Data section:
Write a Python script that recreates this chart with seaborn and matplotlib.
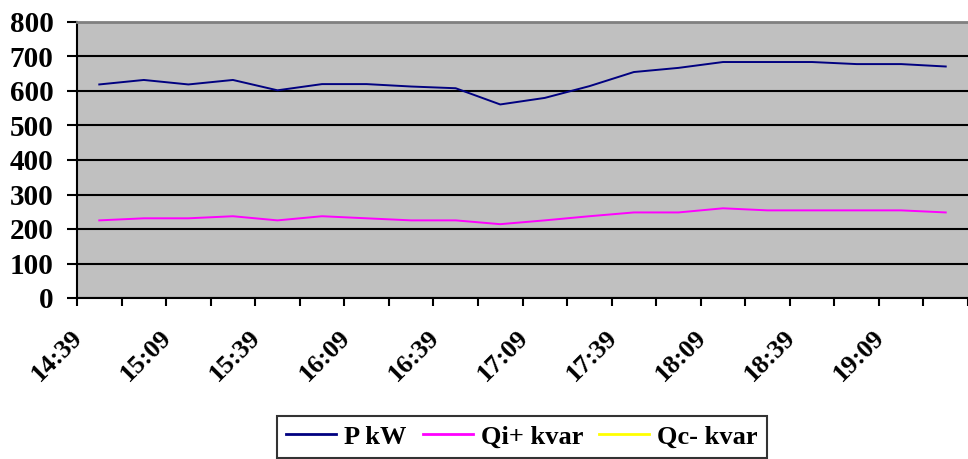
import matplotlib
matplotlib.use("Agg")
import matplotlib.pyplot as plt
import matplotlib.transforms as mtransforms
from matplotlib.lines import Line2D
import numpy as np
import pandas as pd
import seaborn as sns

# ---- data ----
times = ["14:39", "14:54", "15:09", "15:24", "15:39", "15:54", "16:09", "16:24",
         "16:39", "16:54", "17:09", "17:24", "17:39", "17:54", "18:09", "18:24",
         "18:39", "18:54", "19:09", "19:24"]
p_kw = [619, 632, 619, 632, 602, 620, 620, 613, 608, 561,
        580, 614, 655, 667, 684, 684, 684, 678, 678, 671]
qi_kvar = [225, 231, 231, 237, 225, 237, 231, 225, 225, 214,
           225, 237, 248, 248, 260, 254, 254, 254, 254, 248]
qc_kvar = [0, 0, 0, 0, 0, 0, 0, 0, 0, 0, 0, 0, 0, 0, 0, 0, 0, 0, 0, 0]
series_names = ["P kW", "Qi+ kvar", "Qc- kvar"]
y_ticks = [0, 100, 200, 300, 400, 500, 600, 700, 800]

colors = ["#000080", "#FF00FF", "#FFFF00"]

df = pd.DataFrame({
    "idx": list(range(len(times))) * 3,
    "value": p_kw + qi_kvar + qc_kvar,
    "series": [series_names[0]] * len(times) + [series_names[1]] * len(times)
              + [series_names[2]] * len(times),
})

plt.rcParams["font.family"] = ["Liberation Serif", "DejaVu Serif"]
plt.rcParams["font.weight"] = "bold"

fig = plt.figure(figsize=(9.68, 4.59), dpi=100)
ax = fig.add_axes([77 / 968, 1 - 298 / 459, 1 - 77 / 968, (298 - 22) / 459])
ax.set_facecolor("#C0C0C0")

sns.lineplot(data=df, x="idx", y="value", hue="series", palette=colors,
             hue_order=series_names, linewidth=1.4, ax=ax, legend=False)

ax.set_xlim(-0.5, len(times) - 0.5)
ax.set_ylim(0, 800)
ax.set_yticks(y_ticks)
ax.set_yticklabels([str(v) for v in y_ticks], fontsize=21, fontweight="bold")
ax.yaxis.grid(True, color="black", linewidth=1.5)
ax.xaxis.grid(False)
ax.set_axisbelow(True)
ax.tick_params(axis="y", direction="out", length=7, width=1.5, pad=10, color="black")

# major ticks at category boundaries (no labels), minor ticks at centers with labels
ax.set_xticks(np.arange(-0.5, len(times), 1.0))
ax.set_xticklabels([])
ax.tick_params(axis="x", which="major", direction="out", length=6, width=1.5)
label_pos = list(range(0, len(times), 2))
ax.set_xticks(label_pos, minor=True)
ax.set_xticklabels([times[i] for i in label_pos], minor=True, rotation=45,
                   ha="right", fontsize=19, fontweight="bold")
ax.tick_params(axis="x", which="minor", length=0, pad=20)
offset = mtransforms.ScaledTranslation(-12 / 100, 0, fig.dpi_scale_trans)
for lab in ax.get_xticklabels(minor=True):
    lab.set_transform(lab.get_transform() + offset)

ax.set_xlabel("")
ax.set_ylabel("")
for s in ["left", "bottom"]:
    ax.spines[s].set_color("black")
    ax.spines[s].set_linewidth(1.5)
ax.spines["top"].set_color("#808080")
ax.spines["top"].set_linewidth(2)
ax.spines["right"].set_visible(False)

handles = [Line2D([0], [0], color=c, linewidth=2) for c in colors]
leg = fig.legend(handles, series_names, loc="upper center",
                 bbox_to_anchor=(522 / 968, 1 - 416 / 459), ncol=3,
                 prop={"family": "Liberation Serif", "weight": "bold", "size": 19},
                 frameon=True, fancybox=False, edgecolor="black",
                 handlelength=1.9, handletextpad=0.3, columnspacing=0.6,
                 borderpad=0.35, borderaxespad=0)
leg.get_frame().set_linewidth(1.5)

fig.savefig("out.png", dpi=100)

Task brief: The listing above needs to be output again exactly. Don't include the pictures.

Task output:
Write a Python script that recreates this chart with seaborn and matplotlib.
import matplotlib
matplotlib.use("Agg")
import matplotlib.pyplot as plt
import matplotlib.transforms as mtransforms
from matplotlib.lines import Line2D
import numpy as np
import pandas as pd
import seaborn as sns

# ---- data ----
times = ["14:39", "14:54", "15:09", "15:24", "15:39", "15:54", "16:09", "16:24",
         "16:39", "16:54", "17:09", "17:24", "17:39", "17:54", "18:09", "18:24",
         "18:39", "18:54", "19:09", "19:24"]
p_kw = [619, 632, 619, 632, 602, 620, 620, 613, 608, 561,
        580, 614, 655, 667, 684, 684, 684, 678, 678, 671]
qi_kvar = [225, 231, 231, 237, 225, 237, 231, 225, 225, 214,
           225, 237, 248, 248, 260, 254, 254, 254, 254, 248]
qc_kvar = [0, 0, 0, 0, 0, 0, 0, 0, 0, 0, 0, 0, 0, 0, 0, 0, 0, 0, 0, 0]
series_names = ["P kW", "Qi+ kvar", "Qc- kvar"]
y_ticks = [0, 100, 200, 300, 400, 500, 600, 700, 800]

colors = ["#000080", "#FF00FF", "#FFFF00"]

df = pd.DataFrame({
    "idx": list(range(len(times))) * 3,
    "value": p_kw + qi_kvar + qc_kvar,
    "series": [series_names[0]] * len(times) + [series_names[1]] * len(times)
              + [series_names[2]] * len(times),
})

plt.rcParams["font.family"] = ["Liberation Serif", "DejaVu Serif"]
plt.rcParams["font.weight"] = "bold"

fig = plt.figure(figsize=(9.68, 4.59), dpi=100)
ax = fig.add_axes([77 / 968, 1 - 298 / 459, 1 - 77 / 968, (298 - 22) / 459])
ax.set_facecolor("#C0C0C0")

sns.lineplot(data=df, x="idx", y="value", hue="series", palette=colors,
             hue_order=series_names, linewidth=1.4, ax=ax, legend=False)

ax.set_xlim(-0.5, len(times) - 0.5)
ax.set_ylim(0, 800)
ax.set_yticks(y_ticks)
ax.set_yticklabels([str(v) for v in y_ticks], fontsize=21, fontweight="bold")
ax.yaxis.grid(True, color="black", linewidth=1.5)
ax.xaxis.grid(False)
ax.set_axisbelow(True)
ax.tick_params(axis="y", direction="out", length=7, width=1.5, pad=10, color="black")

# major ticks at category boundaries (no labels), minor ticks at centers with labels
ax.set_xticks(np.arange(-0.5, len(times), 1.0))
ax.set_xticklabels([])
ax.tick_params(axis="x", which="major", direction="out", length=6, width=1.5)
label_pos = list(range(0, len(times), 2))
ax.set_xticks(label_pos, minor=True)
ax.set_xticklabels([times[i] for i in label_pos], minor=True, rotation=45,
                   ha="right", fontsize=19, fontweight="bold")
ax.tick_params(axis="x", which="minor", length=0, pad=20)
offset = mtransforms.ScaledTranslation(-12 / 100, 0, fig.dpi_scale_trans)
for lab in ax.get_xticklabels(minor=True):
    lab.set_transform(lab.get_transform() + offset)

ax.set_xlabel("")
ax.set_ylabel("")
for s in ["left", "bottom"]:
    ax.spines[s].set_color("black")
    ax.spines[s].set_linewidth(1.5)
ax.spines["top"].set_color("#808080")
ax.spines["top"].set_linewidth(2)
ax.spines["right"].set_visible(False)

handles = [Line2D([0], [0], color=c, linewidth=2) for c in colors]
leg = fig.legend(handles, series_names, loc="upper center",
                 bbox_to_anchor=(522 / 968, 1 - 416 / 459), ncol=3,
                 prop={"family": "Liberation Serif", "weight": "bold", "size": 19},
                 frameon=True, fancybox=False, edgecolor="black",
                 handlelength=1.9, handletextpad=0.3, columnspacing=0.6,
                 borderpad=0.35, borderaxespad=0)
leg.get_frame().set_linewidth(1.5)

fig.savefig("out.png", dpi=100)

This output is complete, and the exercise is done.